As it stands, Multi-WAN failover is broken because of this issue. :(
Well, turns out this one is a combined OPNsense AND layer 8 issue:
https://github.com/opnsense/core/issues/6907 (https://github.com/opnsense/core/issues/6907)
Increasing "Time period" to a higher value allowed Dpinger to come up again.
got it.
so I increased probe time to 7 seconds.
seems simple enough
This is an issue still with both the latest business and community
I've changed probe time to 8 and 10
If a vpn connection suddenly stops or is restarted manually it is never monitored again until you edit the gateway and simply click save
It goes green again and starts pinging at the set interval
Quote from: DEC670airp414user on January 08, 2024, 11:40:03 AM
This is an issue still with both the latest business and community
I've changed probe time to 8 and 10
It goes green again and starts pinging at the set interval
when you say you changed probe time to 8 and 10? did you mean:
Probe Interval: 8
Time Period: 10
?
Quote from: Mr.Goodcat on December 31, 2023, 01:52:03 PM
Well, turns out this one is a combined OPNsense AND layer 8 issue:
https://github.com/opnsense/core/issues/6907 (https://github.com/opnsense/core/issues/6907)
Increasing "Time period" to a higher value allowed Dpinger to come up again.
I was looking at this, but has everyone having issues actually changed their "Time Period" from the default of 60? because that's well above the 2.1 times the default probe time of 1.

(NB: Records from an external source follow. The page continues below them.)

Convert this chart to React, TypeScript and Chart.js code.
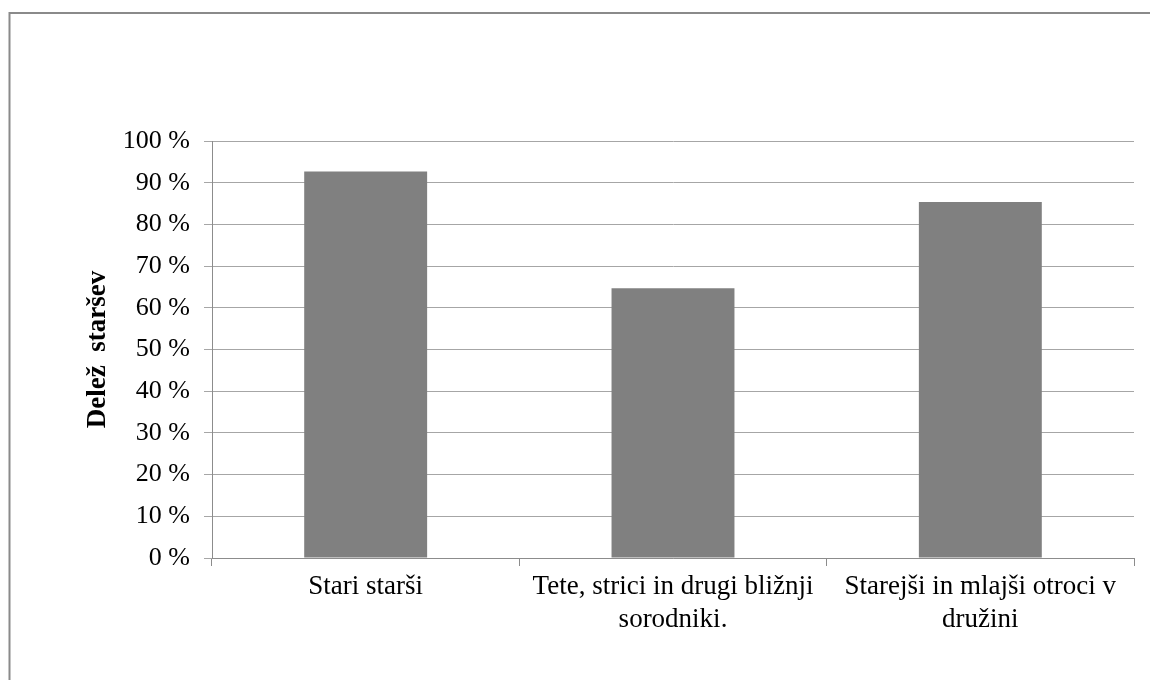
import { useEffect, useRef } from "react";
import { Chart, registerables } from "chart.js";

Chart.register(...registerables);

const categories: string[][] = [
  ["Stari starši"],
  ["Tete, strici in drugi bližnji", "sorodniki."],
  ["Starejši in mlajši otroci v", "družini"],
];
const shares = [92.7, 64.7, 85.4];
const axisTitle = "Delež  staršev";

const SERIF = "'Liberation Serif', 'Times New Roman', serif";

// White background plus the thin grey frame around the chart.
const framePlugin = {
  id: "frame",
  beforeDraw(chart: Chart) {
    const ctx = chart.ctx;
    ctx.save();
    ctx.fillStyle = "#ffffff";
    ctx.fillRect(0, 0, chart.width, chart.height);
    ctx.strokeStyle = "#8a8a8a";
    ctx.lineWidth = 2;
    ctx.strokeRect(9.5, 13, chart.width + 40, chart.height + 40);
    ctx.restore();
  },
};

export default function App() {
  const canvasRef = useRef<HTMLCanvasElement | null>(null);

  useEffect(() => {
    document.body.style.margin = "0";
    const canvas = canvasRef.current;
    if (!canvas) return;
    const chart = new Chart(canvas, {
      type: "bar",
      data: {
        labels: categories,
        datasets: [
          {
            data: shares,
            backgroundColor: "#808080",
            borderWidth: 0,
            categoryPercentage: 1,
            barPercentage: 0.4,
          },
        ],
      },
      plugins: [framePlugin],
      options: {
        responsive: false,
        animation: false,
        devicePixelRatio: 1,
        layout: { padding: { left: 0, top: 141, right: 16, bottom: 0 } },
        plugins: {
          legend: { display: false },
          tooltip: { enabled: false },
        },
        scales: {
          x: {
            grid: {
              display: true,
              offset: true,
              drawOnChartArea: false,
              drawTicks: true,
              tickLength: 8,
              color: "#8c8c8c",
            },
            border: { display: true, color: "#8c8c8c", width: 1 },
            ticks: {
              color: "#000000",
              font: { family: SERIF, size: 27 },
              padding: 5,
              maxRotation: 0,
              autoSkip: false,
            },
            afterFit(scale: any) {
              scale.height = 122;
            },
          },
          y: {
            min: 0,
            max: 100,
            ticks: {
              stepSize: 10,
              color: "#000000",
              font: { family: SERIF, size: 26 },
              padding: 14,
              callback: (v: any) => `${v} %`,
            },
            grid: {
              color: "#a6a6a6",
              lineWidth: 1,
              tickLength: 8,
              drawTicks: true,
            },
            border: { display: true, color: "#8c8c8c", width: 1 },
            title: {
              display: true,
              text: axisTitle,
              color: "#000000",
              font: { family: SERIF, size: 27, weight: "bold" },
              padding: { top: 82, bottom: 0 },
            },
            afterFit(scale: any) {
              scale.width = 212;
            },
          },
        },
      },
    });
    return () => chart.destroy();
  }, []);

  return (
    <div style={{ width: 1150, height: 680, position: "relative" }}>
      <canvas ref={canvasRef} width={1150} height={680} style={{ display: "block" }} />
    </div>
  );
}
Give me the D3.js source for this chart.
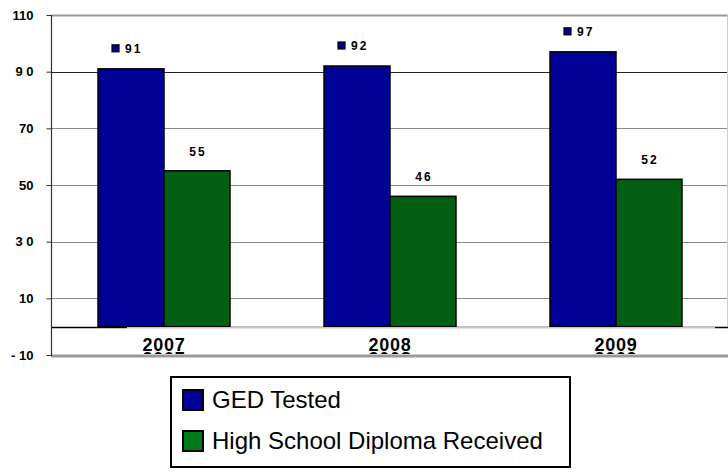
<!DOCTYPE html>
<html><head><meta charset="utf-8">
<script src="https://cdn.jsdelivr.net/npm/d3@7"></script>
<style>body{margin:0;background:#fff}svg{display:block}</style>
</head><body>
<script>
const categories = ["2007", "2008", "2009"];
const seriesNames = ["GED Tested", "High School Diploma Received"];
const gedTested = [91, 92, 97];
const diplomaReceived = [55, 46, 52];
const tickValues = [-10, 10, 30, 50, 70, 90, 110];
const tickLabels = ["- 10", "10", "3 0", "50", "70", "9 0", "110"];

(function () {
const W = 728, H = 476;
const svg = d3.select("body").append("svg").attr("width", W).attr("height", H);
const pL = 51, pR = 728, pT = 15, pB = 355;
const barColors = ["#000094", "#005f12"];
const legendColors = ["#000099", "#007a18"];

const x = d3.scaleBand().domain(categories).range([pL, 729]).paddingInner(0.416).paddingOuter(0.208);
const xs = d3.scaleBand().domain(seriesNames).range([0, x.bandwidth()]);
const y = d3.scaleLinear().domain([-10, 110]).range([pB, pT]);

// gridlines
svg.append("g").selectAll("line").data(tickValues.filter(v => v > -10 && v < 110)).join("line")
  .attr("x1", pL).attr("x2", pR).attr("y1", d => Math.round(y(d)) + 0.5).attr("y2", d => Math.round(y(d)) + 0.5)
  .attr("stroke", d => d === 90 ? "#222" : "#8a8a8a").attr("stroke-width", 1);
// top border
svg.append("line").attr("x1", pL).attr("x2", pR).attr("y1", y(110)+0.5).attr("y2", y(110)+0.5).attr("stroke", "#999").attr("stroke-width", 2);
// right border
svg.append("line").attr("x1", 727.5).attr("x2", 727.5).attr("y1", y(110)).attr("y2", y(0)).attr("stroke", "#ccc").attr("stroke-width", 1);

// bars
const data = categories.map((c, i) => ({ c, vals: [gedTested[i], diplomaReceived[i]] }));
const groups = svg.append("g").selectAll("g").data(data).join("g").attr("transform", d => `translate(${x(d.c)},0)`);
groups.selectAll("rect").data(d => d.vals.map((v, k) => ({ v, k }))).join("rect")
  .attr("x", d => xs(seriesNames[d.k]))
  .attr("width", xs.bandwidth())
  .attr("y", d => y(d.v))
  .attr("height", d => y(0) - y(d.v))
  .attr("fill", d => barColors[d.k])
  .attr("stroke", "#000").attr("stroke-width", 1.5);

// zero line and category band
const y0 = Math.round(y(0));
svg.append("line").attr("x1", pL).attr("x2", pR).attr("y1", y0 + 0.5).attr("y2", y0 + 0.5).attr("stroke", "#000").attr("stroke-width", 1.5);
svg.append("rect").attr("x", 127).attr("y", y0 + 1.5).attr("width", 715 - 127).attr("height", pB - y0 - 1.5).attr("fill", "#fff");
svg.append("line").attr("x1", 127).attr("x2", 715).attr("y1", y0 + 0.5).attr("y2", y0 + 0.5).attr("stroke", "#c8c8c8").attr("stroke-width", 1);

// category labels (with clipped ghost copy peeking above the bottom line)
svg.append("clipPath").attr("id", "clipcat").append("rect").attr("x", 0).attr("y", 0).attr("width", W).attr("height", 354);
const catG = svg.append("g").attr("font-family", "'Liberation Sans Narrow', 'Arial Narrow', Arial, sans-serif")
  .attr("font-weight", "bold").attr("font-size", 18).attr("letter-spacing", 0.8).attr("text-anchor", "middle");
catG.selectAll("text.main").data(categories).join("text").attr("class", "main")
  .attr("x", d => x(d) + x.bandwidth() / 2).attr("y", 351).text(d => d);
catG.append("g").attr("clip-path", "url(#clipcat)").selectAll("text").data(categories).join("text")
  .attr("x", d => x(d) + x.bandwidth() / 2).attr("y", 365).text(d => d);

// bottom line
svg.append("line").attr("x1", pL).attr("x2", pR).attr("y1", pB + 1).attr("y2", pB + 1).attr("stroke", "#999").attr("stroke-width", 3);

// y axis
svg.append("line").attr("x1", pL + 0.5).attr("x2", pL + 0.5).attr("y1", pT).attr("y2", pB + 1).attr("stroke", "#333").attr("stroke-width", 1.2);
const yAxis = d3.axisLeft(y).tickValues(tickValues).tickSize(5).tickPadding(13).tickFormat((d, i) => tickLabels[i]);
const ag = svg.append("g").attr("transform", `translate(${pL + 0.5},0)`).call(yAxis);
ag.select(".domain").remove();
ag.selectAll(".tick line").attr("stroke", "#333");
ag.selectAll(".tick text").attr("font-family", "Arial, 'Liberation Sans', sans-serif").attr("font-weight", "bold").attr("font-size", 13).attr("fill", "#000");

// value labels
const lab = svg.append("g").attr("font-family", "Arial, 'Liberation Sans', sans-serif").attr("font-weight", "bold").attr("font-size", 12).attr("letter-spacing", 2).attr("fill", "#000");
data.forEach(d => {
  const cx0 = x(d.c) + xs(seriesNames[0]) + xs.bandwidth() / 2;
  const cx1 = x(d.c) + xs(seriesNames[1]) + xs.bandwidth() / 2;
  const by0 = y(d.vals[0]);
  lab.append("rect").attr("x", cx0 - 19).attr("y", by0 - 24).attr("width", 7).attr("height", 7)
    .attr("fill", legendColors[0]).attr("stroke", "#000").attr("stroke-width", 1.2);
  lab.append("text").attr("x", cx0 - 6).attr("y", by0 - 16).text(d.vals[0]);
  lab.append("text").attr("x", cx1 + 1).attr("y", y(d.vals[1]) - 15).attr("text-anchor", "middle").text(d.vals[1]);
});

// legend
const lg = svg.append("g");
lg.append("rect").attr("x", 171).attr("y", 377).attr("width", 399).attr("height", 90).attr("fill", "#fff").attr("stroke", "#000").attr("stroke-width", 2);
seriesNames.forEach((s, i) => {
  const yy = 390 + i * 41;
  lg.append("rect").attr("x", 183).attr("y", yy).attr("width", 20).attr("height", 20)
    .attr("fill", legendColors[i]).attr("stroke", "#000").attr("stroke-width", 2);
  lg.append("text").attr("x", 212).attr("y", yy + 18).attr("font-family", "Arial, 'Liberation Sans', sans-serif")
    .attr("font-size", 24).attr("fill", "#000").text(s);
});
})();
</script>
</body></html>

I hadn't touched the time period, everything was default but if a gateway went offline it doesn't come back up without intervention.
Is the github link a separate issue and all we need to do is up the probe time so Dpinger doesn't just stop?
I'm going to test the following:
Probe Interval: 5
Time Period: 30
Loss Interval: 4
Not sure if I need to change the Loss Interval though from default for this longer Probe Time.
upon further testing and much waiting, yes i believe this is actually working
not they way i had expected but it does recover and go back online for all 4 tunnels i have
Dpinger is back to normal functionality
No longer requiring external dns....
Update to 24.1